=== Dataset section ===
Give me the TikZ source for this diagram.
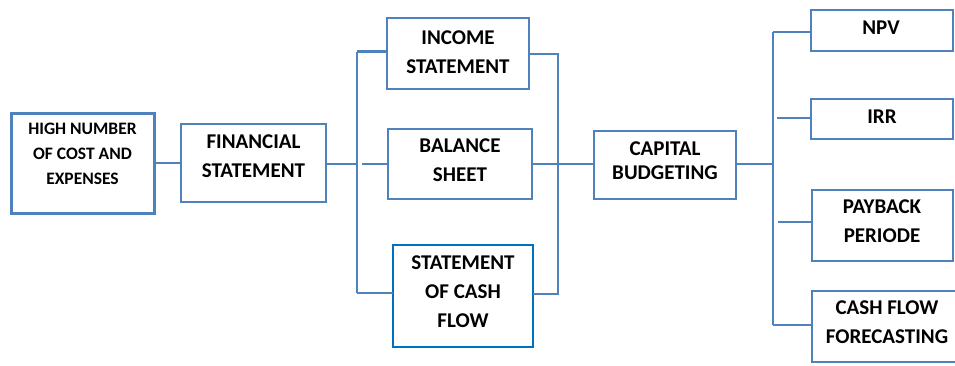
\documentclass[tikz,border=0pt]{standalone}
\usepackage{fontspec}
\setmainfont{Carlito}
\definecolor{lineblue}{HTML}{4F81BD}
\definecolor{brightblue}{HTML}{0070C0}
\tikzset{
  boxst/.style={draw=lineblue, line width=2pt, fill=white, inner sep=0pt, outer sep=0pt},
  lbl/.style={align=center, inner sep=0pt, text=black, font=\bfseries\fontsize{21}{29}\selectfont},
  conn/.style={draw=lineblue, line width=2.5pt}
}
\begin{document}
\begin{tikzpicture}[x=1pt,y=-1pt]
\useasboundingbox (0,0) rectangle (955,365);
% boxes
\node[boxst, line width=3pt, minimum width=143pt, minimum height=100pt] (b1) at (82.5,163) {};
\node[boxst, minimum width=145pt, minimum height=78pt] (b2) at (253.5,163) {};
\node[boxst, minimum width=142pt, minimum height=71pt] (inc) at (458,53.5) {};
\node[boxst, minimum width=144pt, minimum height=70pt] (bal) at (460,163.5) {};
\node[boxst, draw=brightblue, line width=2.3pt, minimum width=140pt, minimum height=102pt] (scf) at (463,296) {};
\node[boxst, minimum width=142pt, minimum height=68pt] (cap) at (665,165) {};
\node[boxst, minimum width=142pt, minimum height=41pt] (npv) at (882,30.5) {};
\node[boxst, minimum width=142pt, minimum height=40pt] (irr) at (882,119) {};
\node[boxst, minimum width=141pt, minimum height=71pt] (pay) at (882.5,225.5) {};
\node[boxst, minimum width=144pt, minimum height=71pt] (cfl) at (884,326.5) {};
% labels
\node[lbl, font=\bfseries\fontsize{17.5}{25}\selectfont] (t1) at (82.5,154) {HIGH NUMBER\\OF COST AND\\EXPENSES};
\node[lbl] (t2) at (253.5,156.5) {FINANCIAL\\STATEMENT};
\node[lbl] (t3) at (458,52.5) {INCOME\\STATEMENT};
\node[lbl] (t4) at (460,160.5) {BALANCE\\SHEET};
\node[lbl] (t5) at (463,292) {STATEMENT\\OF CASH\\FLOW};
\node[lbl, font=\bfseries\fontsize{21}{24}\selectfont] (t6) at (665,160.5) {CAPITAL\\BUDGETING};
\node[lbl] (t7) at (881,28) {NPV};
\node[lbl] (t8) at (882,117) {IRR};
\node[lbl] (t9) at (882,221.5) {PAYBACK\\PERIODE};
\node[lbl] (t10) at (887,322.5) {CASH FLOW\\FORECASTING};
% bus coordinates
\coordinate (lbT) at (357,51.5);
\coordinate (lbB) at (357,293);
\coordinate (lbM) at (357,164);
\coordinate (lm) at (362,164);
\coordinate (rbT) at (558,54);
\coordinate (rbB) at (558,294);
\coordinate (cb) at (773,164);
\coordinate (cbT) at (773,32);
\coordinate (cbB) at (773,325);
\coordinate (c2) at (777,118);
\coordinate (c3) at (778,222);
% connectors
\draw[conn] (b1.east |- b2.west) -- (b2.west);
\draw[conn] (b2.east |- lbM) -- (lbM);
\draw[conn] (lbT) -- (lbB);
\draw[conn] (lbT) -- (lbT -| inc.west);
\draw[conn] (lm) -- (lm -| bal.west);
\draw[conn] (lbB) -- (lbB -| scf.west);
\draw[conn] (inc.east |- rbT) -- (rbT) -- (rbB) -- (scf.east |- rbB);
\draw[conn] (bal.east |- lbM) -- (lbM -| cap.west);
\draw[conn] (cap.east |- cb) -- (cb);
\draw[conn] (cbT) -- (cbB);
\draw[conn] (cbT) -- (cbT -| npv.west);
\draw[conn] (c2) -- (c2 -| irr.west);
\draw[conn] (c3) -- (c3 -| pay.west);
\draw[conn] (cbB) -- (cbB -| cfl.west);
\end{tikzpicture}
\end{document}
===
Problem requirements
Copy the data exactly. Any picture it contains is to be omitted.

Result of this task
Give me the TikZ source for this diagram.
\documentclass[tikz,border=0pt]{standalone}
\usepackage{fontspec}
\setmainfont{Carlito}
\definecolor{lineblue}{HTML}{4F81BD}
\definecolor{brightblue}{HTML}{0070C0}
\tikzset{
  boxst/.style={draw=lineblue, line width=2pt, fill=white, inner sep=0pt, outer sep=0pt},
  lbl/.style={align=center, inner sep=0pt, text=black, font=\bfseries\fontsize{21}{29}\selectfont},
  conn/.style={draw=lineblue, line width=2.5pt}
}
\begin{document}
\begin{tikzpicture}[x=1pt,y=-1pt]
\useasboundingbox (0,0) rectangle (955,365);
% boxes
\node[boxst, line width=3pt, minimum width=143pt, minimum height=100pt] (b1) at (82.5,163) {};
\node[boxst, minimum width=145pt, minimum height=78pt] (b2) at (253.5,163) {};
\node[boxst, minimum width=142pt, minimum height=71pt] (inc) at (458,53.5) {};
\node[boxst, minimum width=144pt, minimum height=70pt] (bal) at (460,163.5) {};
\node[boxst, draw=brightblue, line width=2.3pt, minimum width=140pt, minimum height=102pt] (scf) at (463,296) {};
\node[boxst, minimum width=142pt, minimum height=68pt] (cap) at (665,165) {};
\node[boxst, minimum width=142pt, minimum height=41pt] (npv) at (882,30.5) {};
\node[boxst, minimum width=142pt, minimum height=40pt] (irr) at (882,119) {};
\node[boxst, minimum width=141pt, minimum height=71pt] (pay) at (882.5,225.5) {};
\node[boxst, minimum width=144pt, minimum height=71pt] (cfl) at (884,326.5) {};
% labels
\node[lbl, font=\bfseries\fontsize{17.5}{25}\selectfont] (t1) at (82.5,154) {HIGH NUMBER\\OF COST AND\\EXPENSES};
\node[lbl] (t2) at (253.5,156.5) {FINANCIAL\\STATEMENT};
\node[lbl] (t3) at (458,52.5) {INCOME\\STATEMENT};
\node[lbl] (t4) at (460,160.5) {BALANCE\\SHEET};
\node[lbl] (t5) at (463,292) {STATEMENT\\OF CASH\\FLOW};
\node[lbl, font=\bfseries\fontsize{21}{24}\selectfont] (t6) at (665,160.5) {CAPITAL\\BUDGETING};
\node[lbl] (t7) at (881,28) {NPV};
\node[lbl] (t8) at (882,117) {IRR};
\node[lbl] (t9) at (882,221.5) {PAYBACK\\PERIODE};
\node[lbl] (t10) at (887,322.5) {CASH FLOW\\FORECASTING};
% bus coordinates
\coordinate (lbT) at (357,51.5);
\coordinate (lbB) at (357,293);
\coordinate (lbM) at (357,164);
\coordinate (lm) at (362,164);
\coordinate (rbT) at (558,54);
\coordinate (rbB) at (558,294);
\coordinate (cb) at (773,164);
\coordinate (cbT) at (773,32);
\coordinate (cbB) at (773,325);
\coordinate (c2) at (777,118);
\coordinate (c3) at (778,222);
% connectors
\draw[conn] (b1.east |- b2.west) -- (b2.west);
\draw[conn] (b2.east |- lbM) -- (lbM);
\draw[conn] (lbT) -- (lbB);
\draw[conn] (lbT) -- (lbT -| inc.west);
\draw[conn] (lm) -- (lm -| bal.west);
\draw[conn] (lbB) -- (lbB -| scf.west);
\draw[conn] (inc.east |- rbT) -- (rbT) -- (rbB) -- (scf.east |- rbB);
\draw[conn] (bal.east |- lbM) -- (lbM -| cap.west);
\draw[conn] (cap.east |- cb) -- (cb);
\draw[conn] (cbT) -- (cbB);
\draw[conn] (cbT) -- (cbT -| npv.west);
\draw[conn] (c2) -- (c2 -| irr.west);
\draw[conn] (c3) -- (c3 -| pay.west);
\draw[conn] (cbB) -- (cbB -| cfl.west);
\end{tikzpicture}
\end{document}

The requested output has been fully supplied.